Most people assume that religion and literature make good bedfellows. When I tell friends or relatives that I study religion and literature, the usual response is, “Oh, they go together well!” Certainly, on some level, religion and literature do go together well. Afterall, biblical studies is really literary criticism, systematic theology is really philosophy, and church history is really, as its title suggests, history.

However, my experience in the literary world has taught me that the relationship of religion and literature isn’t so simple. Over and over, I’ve observed that in Christian colleges and universities, it is the English departments and not the science departments that are, as one of my English professors put it once, “the liberal holdouts.” Far from easily swallowing their institutions’ theological lines as some might expect, then, English professors actually seem to be the most eager to challenge theological teaching.
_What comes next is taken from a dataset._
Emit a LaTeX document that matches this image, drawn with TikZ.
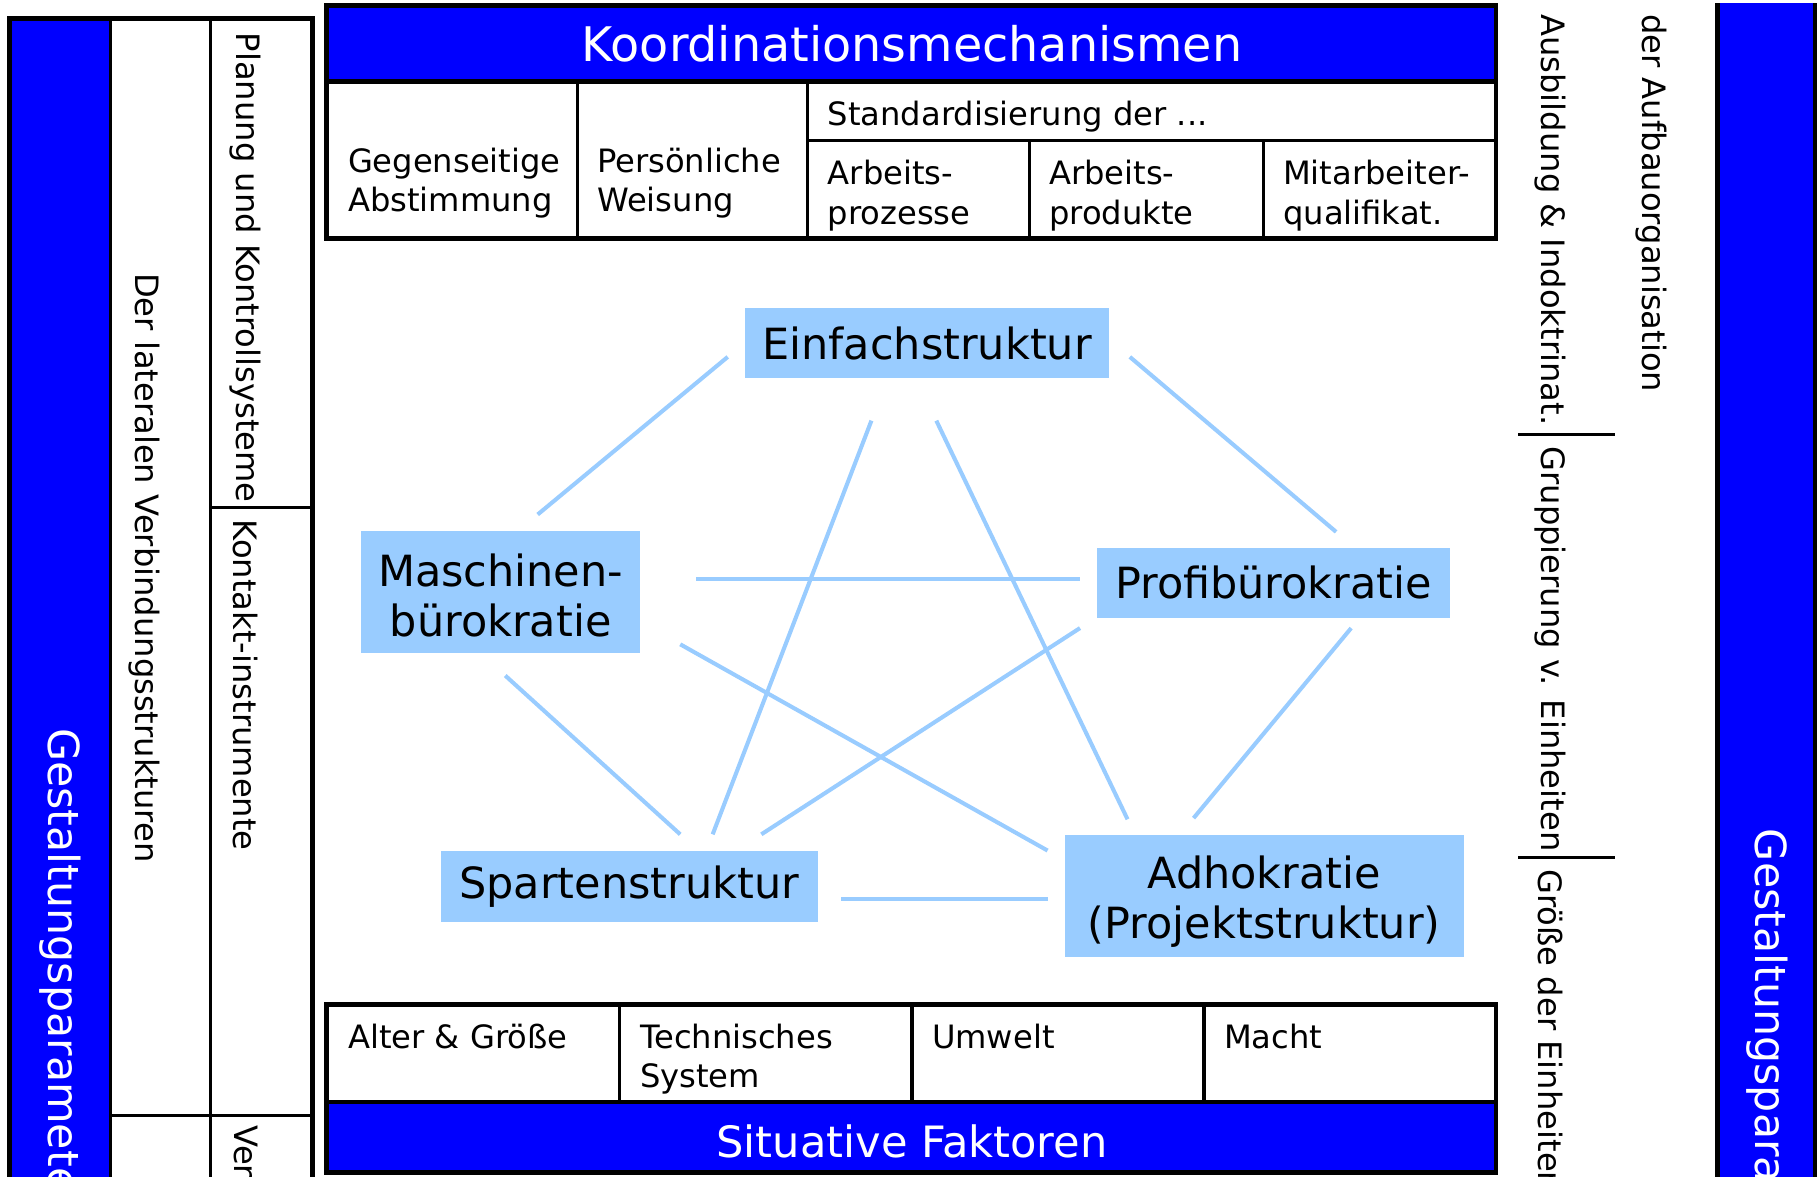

Indeed, after graduating from an Seventh-day Adventist undergraduate institution and watching my SDA friends go their separate ways, I’ve noticed that, at least within the SDA church, it is the humanities majors who stop attending church, not the science majors.* To be sure, many of my scientist friends do have questions about their faith. However, maybe because they see that the church is interested in talking about their questions, they seem to keep attending church faithfully. My humanities friends, though–perhaps seeing that the church doesn’t address their questions and then concluding that it is uninterested in, unaware of, or unable to answer them–seem to give up on church altogether.

Which leads to the million dollar question: what are the questions that humanities majors are asking that the church isn’t? Or, to phrase it differently, what are the tensions between religion and the humanities? For the next few posts, I plan to describe what I think are some of the big conflicts between religion and the humanities–and, in particular, between religion and literature. My goal is not so much to reconcile religion and literature or to encourage the church and my humanities colleagues to reunite; like science and religion, literature and religion are not easily reconciled and sometimes I’m not even sure thay should be reconciled. Instead, I hope merely to bring to light in an articulate way some of the tensions between religion and literature that have long been overlooked.

*I think it would be fascinating to compare the retention rates of humanities students in other Christian faiths. My hunch is that Catholic or high church Protestant humanities majors would be more likely to stick with their churches than their low church Protestant counterparts because Catholicism and high church Protestant faiths have historically engaged more in pre-scientific revolution issues like the tension between religion and literature than have low church Protestant faiths.